» What to work on: From the records below, copy out exactly the lines from the one containing "Give me the Bokeh source for this chart." to the one containing "from bokeh.resources import INLINE", both included. Add nothing else.

[start]

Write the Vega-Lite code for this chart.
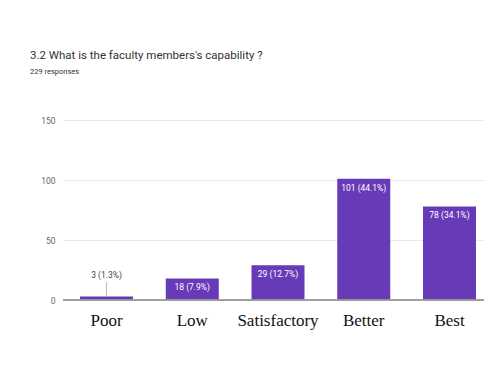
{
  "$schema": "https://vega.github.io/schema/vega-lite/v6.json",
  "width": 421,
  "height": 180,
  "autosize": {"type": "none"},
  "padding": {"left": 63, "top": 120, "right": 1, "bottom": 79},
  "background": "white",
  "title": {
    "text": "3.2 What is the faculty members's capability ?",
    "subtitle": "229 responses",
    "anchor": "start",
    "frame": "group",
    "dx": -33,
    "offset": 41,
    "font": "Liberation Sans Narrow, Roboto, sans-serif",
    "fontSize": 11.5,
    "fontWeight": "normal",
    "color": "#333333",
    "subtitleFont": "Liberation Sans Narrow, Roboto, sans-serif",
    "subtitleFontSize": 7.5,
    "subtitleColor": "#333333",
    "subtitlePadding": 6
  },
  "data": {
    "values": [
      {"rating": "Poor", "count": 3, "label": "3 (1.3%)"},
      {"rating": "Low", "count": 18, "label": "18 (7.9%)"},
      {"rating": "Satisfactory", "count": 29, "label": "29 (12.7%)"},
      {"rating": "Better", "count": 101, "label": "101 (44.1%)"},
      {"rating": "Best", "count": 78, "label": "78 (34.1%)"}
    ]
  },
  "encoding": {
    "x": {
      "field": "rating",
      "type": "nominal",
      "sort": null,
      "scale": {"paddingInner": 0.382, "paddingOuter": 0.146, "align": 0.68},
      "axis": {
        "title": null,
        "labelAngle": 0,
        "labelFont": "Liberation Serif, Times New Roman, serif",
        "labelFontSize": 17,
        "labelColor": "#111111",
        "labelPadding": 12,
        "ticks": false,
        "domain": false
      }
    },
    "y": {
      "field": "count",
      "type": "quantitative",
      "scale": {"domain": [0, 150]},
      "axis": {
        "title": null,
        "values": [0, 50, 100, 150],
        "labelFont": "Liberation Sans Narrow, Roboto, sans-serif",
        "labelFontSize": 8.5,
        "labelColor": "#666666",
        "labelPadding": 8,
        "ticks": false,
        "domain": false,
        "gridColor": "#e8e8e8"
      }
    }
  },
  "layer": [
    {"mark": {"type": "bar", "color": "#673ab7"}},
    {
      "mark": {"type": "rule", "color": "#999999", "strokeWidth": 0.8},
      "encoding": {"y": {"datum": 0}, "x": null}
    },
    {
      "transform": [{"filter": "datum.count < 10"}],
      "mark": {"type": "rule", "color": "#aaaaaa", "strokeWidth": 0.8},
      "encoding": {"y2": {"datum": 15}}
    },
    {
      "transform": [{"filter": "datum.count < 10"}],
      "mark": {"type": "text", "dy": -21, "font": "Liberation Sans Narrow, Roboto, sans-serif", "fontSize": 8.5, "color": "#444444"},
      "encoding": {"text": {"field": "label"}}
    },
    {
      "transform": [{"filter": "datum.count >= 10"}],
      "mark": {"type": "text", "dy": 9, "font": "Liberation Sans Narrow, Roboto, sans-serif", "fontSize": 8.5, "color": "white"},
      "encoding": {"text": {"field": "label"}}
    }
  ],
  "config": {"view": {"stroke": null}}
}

[end]
[start]

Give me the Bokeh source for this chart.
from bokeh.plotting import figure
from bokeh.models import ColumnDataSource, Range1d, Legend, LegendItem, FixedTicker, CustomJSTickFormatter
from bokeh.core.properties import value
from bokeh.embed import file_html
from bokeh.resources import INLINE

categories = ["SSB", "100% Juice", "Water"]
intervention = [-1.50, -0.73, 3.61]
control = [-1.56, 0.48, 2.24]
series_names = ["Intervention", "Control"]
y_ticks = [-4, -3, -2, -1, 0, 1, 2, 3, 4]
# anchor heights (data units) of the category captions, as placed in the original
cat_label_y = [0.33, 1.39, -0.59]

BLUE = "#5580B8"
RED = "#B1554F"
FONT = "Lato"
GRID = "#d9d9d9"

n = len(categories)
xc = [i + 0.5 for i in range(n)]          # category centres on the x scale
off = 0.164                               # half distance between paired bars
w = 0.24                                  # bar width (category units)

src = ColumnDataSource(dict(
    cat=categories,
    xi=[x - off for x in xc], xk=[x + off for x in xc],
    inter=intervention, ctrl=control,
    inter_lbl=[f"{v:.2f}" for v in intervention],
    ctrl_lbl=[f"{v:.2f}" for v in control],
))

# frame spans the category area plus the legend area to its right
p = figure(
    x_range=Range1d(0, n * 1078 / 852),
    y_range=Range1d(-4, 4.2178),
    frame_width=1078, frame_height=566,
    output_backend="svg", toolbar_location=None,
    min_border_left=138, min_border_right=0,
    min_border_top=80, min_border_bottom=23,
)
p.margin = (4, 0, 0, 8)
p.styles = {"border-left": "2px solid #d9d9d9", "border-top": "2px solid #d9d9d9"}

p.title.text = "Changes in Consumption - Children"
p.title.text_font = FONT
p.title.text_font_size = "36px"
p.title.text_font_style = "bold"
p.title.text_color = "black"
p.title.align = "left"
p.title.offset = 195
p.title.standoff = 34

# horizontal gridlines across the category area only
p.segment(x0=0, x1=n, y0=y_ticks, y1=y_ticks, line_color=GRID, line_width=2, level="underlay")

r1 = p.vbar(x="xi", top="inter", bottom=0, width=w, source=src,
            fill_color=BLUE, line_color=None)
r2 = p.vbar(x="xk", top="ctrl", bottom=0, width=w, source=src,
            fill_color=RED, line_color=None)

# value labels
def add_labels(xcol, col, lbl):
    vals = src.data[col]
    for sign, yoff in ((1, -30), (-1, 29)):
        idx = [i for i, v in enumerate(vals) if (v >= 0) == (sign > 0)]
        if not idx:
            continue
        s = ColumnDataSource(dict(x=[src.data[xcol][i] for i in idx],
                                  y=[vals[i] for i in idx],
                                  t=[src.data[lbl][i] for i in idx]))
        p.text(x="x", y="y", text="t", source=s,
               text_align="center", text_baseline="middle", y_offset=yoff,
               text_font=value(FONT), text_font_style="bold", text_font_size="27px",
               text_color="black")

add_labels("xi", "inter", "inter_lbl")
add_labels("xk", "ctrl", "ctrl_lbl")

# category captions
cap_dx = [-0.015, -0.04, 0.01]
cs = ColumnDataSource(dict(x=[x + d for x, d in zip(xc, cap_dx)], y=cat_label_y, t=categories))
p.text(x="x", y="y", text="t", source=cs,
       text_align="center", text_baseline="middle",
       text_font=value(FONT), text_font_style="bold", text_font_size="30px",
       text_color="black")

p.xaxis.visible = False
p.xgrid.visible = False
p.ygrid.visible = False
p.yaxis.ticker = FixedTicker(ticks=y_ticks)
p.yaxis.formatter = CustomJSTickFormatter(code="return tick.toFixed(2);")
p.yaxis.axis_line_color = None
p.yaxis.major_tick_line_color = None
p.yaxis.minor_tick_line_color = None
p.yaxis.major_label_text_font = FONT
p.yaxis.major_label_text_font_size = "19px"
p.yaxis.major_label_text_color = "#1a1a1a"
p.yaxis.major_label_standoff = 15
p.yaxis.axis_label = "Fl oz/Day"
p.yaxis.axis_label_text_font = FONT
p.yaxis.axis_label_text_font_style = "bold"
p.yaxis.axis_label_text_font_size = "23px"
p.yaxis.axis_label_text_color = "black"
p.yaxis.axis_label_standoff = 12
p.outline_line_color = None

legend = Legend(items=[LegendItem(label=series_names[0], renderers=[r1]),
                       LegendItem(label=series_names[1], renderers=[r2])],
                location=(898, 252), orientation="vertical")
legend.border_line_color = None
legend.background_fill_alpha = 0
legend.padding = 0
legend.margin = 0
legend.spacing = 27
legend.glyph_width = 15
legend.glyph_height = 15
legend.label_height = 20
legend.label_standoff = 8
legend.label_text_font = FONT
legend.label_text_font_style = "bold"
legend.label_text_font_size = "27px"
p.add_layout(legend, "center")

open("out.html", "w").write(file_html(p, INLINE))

[end]

» Output of the task:
Give me the Bokeh source for this chart.
from bokeh.plotting import figure
from bokeh.models import ColumnDataSource, Range1d, Legend, LegendItem, FixedTicker, CustomJSTickFormatter
from bokeh.core.properties import value
from bokeh.embed import file_html
from bokeh.resources import INLINE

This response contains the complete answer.